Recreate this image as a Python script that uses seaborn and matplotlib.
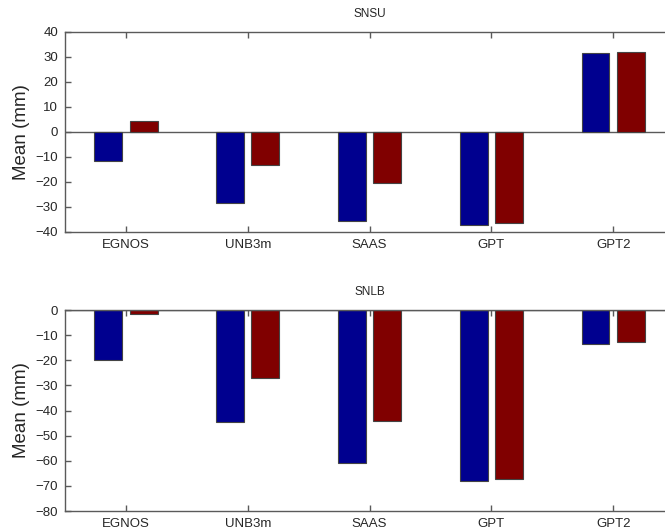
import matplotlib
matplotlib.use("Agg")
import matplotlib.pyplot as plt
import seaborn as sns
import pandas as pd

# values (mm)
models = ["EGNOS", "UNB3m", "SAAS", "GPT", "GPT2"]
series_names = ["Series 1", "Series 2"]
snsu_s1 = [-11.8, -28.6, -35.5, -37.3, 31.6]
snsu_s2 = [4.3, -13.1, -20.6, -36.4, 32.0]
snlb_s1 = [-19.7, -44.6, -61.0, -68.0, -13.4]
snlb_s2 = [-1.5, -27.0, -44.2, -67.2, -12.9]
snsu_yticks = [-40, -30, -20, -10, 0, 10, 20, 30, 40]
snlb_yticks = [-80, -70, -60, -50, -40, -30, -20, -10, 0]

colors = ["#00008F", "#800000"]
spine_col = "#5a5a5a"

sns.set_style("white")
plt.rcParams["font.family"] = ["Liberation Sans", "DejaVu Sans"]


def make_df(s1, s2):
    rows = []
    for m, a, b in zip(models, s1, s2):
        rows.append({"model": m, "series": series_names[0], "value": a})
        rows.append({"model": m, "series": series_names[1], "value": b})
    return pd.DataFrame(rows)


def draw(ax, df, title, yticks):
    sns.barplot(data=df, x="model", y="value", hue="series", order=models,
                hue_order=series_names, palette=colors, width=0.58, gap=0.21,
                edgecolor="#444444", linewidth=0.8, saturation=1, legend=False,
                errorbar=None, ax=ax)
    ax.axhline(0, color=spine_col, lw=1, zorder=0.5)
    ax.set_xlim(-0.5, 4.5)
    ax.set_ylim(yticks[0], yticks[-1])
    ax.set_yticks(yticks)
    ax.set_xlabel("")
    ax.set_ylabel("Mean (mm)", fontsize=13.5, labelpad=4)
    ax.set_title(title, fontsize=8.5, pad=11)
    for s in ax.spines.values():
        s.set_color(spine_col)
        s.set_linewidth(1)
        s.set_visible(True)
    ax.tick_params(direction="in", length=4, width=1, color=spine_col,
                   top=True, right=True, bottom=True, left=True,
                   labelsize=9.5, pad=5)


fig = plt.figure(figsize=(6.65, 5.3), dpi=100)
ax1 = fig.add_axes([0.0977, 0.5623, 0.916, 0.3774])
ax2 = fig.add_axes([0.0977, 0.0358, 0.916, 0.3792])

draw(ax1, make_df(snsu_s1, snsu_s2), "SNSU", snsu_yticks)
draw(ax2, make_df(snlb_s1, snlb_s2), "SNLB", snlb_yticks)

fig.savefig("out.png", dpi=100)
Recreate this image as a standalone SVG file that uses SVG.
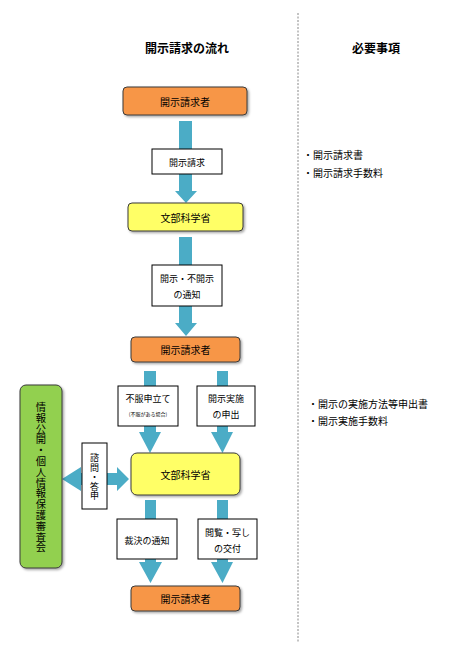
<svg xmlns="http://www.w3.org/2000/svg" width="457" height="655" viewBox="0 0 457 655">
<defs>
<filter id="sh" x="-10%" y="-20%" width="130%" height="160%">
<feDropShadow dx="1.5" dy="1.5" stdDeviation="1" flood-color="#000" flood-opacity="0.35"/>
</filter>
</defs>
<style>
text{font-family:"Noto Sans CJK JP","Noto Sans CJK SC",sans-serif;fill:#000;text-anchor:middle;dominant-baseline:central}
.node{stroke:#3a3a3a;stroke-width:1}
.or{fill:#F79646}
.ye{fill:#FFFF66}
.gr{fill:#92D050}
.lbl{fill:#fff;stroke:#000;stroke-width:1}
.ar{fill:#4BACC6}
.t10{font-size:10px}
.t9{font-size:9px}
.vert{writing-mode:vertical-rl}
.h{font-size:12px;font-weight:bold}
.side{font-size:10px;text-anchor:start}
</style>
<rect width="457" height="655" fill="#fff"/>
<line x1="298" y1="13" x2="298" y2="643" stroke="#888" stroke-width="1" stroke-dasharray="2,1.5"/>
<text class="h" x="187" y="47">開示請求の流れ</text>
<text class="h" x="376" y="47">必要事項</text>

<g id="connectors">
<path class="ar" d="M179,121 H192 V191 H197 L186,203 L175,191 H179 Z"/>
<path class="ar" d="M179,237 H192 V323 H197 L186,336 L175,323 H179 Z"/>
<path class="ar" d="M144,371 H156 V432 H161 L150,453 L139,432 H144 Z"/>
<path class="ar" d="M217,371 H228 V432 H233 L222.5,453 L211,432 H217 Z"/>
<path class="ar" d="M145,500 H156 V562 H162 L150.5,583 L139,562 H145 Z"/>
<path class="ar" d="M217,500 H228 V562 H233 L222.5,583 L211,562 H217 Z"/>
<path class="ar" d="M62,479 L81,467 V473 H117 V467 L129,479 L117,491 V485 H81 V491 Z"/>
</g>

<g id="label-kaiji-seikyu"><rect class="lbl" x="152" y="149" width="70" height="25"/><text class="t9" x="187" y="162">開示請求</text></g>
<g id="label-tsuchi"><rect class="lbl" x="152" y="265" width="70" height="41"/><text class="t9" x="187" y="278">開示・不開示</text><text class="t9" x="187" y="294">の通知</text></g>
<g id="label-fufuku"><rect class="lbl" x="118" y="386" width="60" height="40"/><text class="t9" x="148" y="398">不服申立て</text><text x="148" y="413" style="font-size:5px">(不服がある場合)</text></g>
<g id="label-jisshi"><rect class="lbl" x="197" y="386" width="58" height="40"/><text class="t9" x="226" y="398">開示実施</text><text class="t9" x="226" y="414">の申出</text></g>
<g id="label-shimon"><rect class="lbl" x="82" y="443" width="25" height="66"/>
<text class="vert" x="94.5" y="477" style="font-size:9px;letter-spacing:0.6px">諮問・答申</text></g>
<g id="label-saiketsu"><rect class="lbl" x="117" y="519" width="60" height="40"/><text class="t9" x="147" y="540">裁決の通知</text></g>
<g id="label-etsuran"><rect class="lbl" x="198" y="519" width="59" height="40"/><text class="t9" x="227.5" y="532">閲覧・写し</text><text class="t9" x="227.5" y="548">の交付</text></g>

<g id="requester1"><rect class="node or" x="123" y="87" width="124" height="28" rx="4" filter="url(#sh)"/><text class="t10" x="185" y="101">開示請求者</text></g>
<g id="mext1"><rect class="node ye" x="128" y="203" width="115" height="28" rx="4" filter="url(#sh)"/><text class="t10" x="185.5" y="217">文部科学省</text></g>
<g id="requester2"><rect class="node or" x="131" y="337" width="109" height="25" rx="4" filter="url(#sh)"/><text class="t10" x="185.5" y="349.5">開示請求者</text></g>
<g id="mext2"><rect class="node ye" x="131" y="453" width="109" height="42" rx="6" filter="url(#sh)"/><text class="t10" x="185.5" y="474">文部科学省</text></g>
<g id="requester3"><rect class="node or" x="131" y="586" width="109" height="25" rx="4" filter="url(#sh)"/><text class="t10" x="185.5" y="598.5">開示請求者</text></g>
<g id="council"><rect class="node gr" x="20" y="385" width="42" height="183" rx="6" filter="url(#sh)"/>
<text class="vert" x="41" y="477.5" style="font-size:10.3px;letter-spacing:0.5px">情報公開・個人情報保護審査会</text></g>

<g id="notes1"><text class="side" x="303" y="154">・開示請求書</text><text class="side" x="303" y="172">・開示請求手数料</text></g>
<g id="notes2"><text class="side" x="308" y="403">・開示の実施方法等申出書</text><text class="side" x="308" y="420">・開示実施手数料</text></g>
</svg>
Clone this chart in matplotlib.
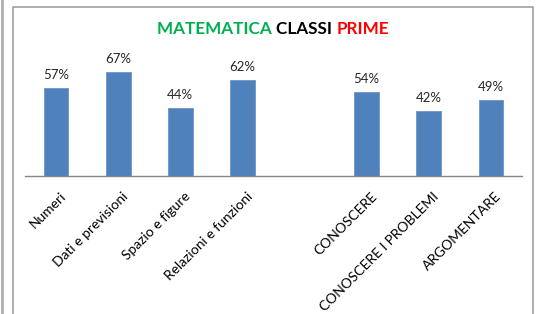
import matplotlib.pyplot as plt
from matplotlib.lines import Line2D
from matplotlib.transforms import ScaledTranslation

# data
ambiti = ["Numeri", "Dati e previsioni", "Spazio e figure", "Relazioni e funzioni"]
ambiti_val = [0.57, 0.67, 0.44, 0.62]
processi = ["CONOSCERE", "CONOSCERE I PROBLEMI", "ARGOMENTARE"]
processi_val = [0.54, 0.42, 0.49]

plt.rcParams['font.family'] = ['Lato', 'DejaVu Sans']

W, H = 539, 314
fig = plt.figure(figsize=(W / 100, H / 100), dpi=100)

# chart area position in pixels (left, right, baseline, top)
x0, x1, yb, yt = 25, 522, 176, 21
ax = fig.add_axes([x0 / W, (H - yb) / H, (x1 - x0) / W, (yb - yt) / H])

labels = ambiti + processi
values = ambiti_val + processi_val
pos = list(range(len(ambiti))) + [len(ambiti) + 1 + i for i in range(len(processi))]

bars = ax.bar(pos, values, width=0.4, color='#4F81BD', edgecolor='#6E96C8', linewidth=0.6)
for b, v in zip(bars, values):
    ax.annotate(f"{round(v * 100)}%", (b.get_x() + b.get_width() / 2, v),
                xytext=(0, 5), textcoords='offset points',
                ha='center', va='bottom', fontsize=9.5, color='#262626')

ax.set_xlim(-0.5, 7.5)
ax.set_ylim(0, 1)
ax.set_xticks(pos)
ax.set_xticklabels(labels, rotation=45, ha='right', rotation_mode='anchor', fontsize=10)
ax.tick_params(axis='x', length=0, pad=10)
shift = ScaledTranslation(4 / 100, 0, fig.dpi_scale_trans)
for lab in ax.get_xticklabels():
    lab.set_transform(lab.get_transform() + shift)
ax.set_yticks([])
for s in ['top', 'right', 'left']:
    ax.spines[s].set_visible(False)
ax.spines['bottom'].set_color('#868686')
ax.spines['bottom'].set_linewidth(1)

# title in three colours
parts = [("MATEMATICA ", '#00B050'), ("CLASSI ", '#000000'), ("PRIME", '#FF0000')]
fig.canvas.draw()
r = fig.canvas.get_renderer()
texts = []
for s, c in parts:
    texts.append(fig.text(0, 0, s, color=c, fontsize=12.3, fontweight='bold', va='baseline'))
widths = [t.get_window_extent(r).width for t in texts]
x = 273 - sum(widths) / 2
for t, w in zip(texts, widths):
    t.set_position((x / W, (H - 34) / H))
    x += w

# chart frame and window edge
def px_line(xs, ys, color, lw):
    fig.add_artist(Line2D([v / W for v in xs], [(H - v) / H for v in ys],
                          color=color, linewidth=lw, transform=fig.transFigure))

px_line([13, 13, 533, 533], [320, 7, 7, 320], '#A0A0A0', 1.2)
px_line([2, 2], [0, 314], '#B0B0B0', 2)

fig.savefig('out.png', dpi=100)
□ □ □ □ □ □ □
Written exercise
Leave the pictures out and please restate exactly the lines running from the start of the material through the one with "import pandas as pd".

Solution
Recreate this image as a Python script that uses seaborn and matplotlib.
import matplotlib
matplotlib.use("Agg")
import matplotlib.pyplot as plt
import seaborn as sns
import pandas as pd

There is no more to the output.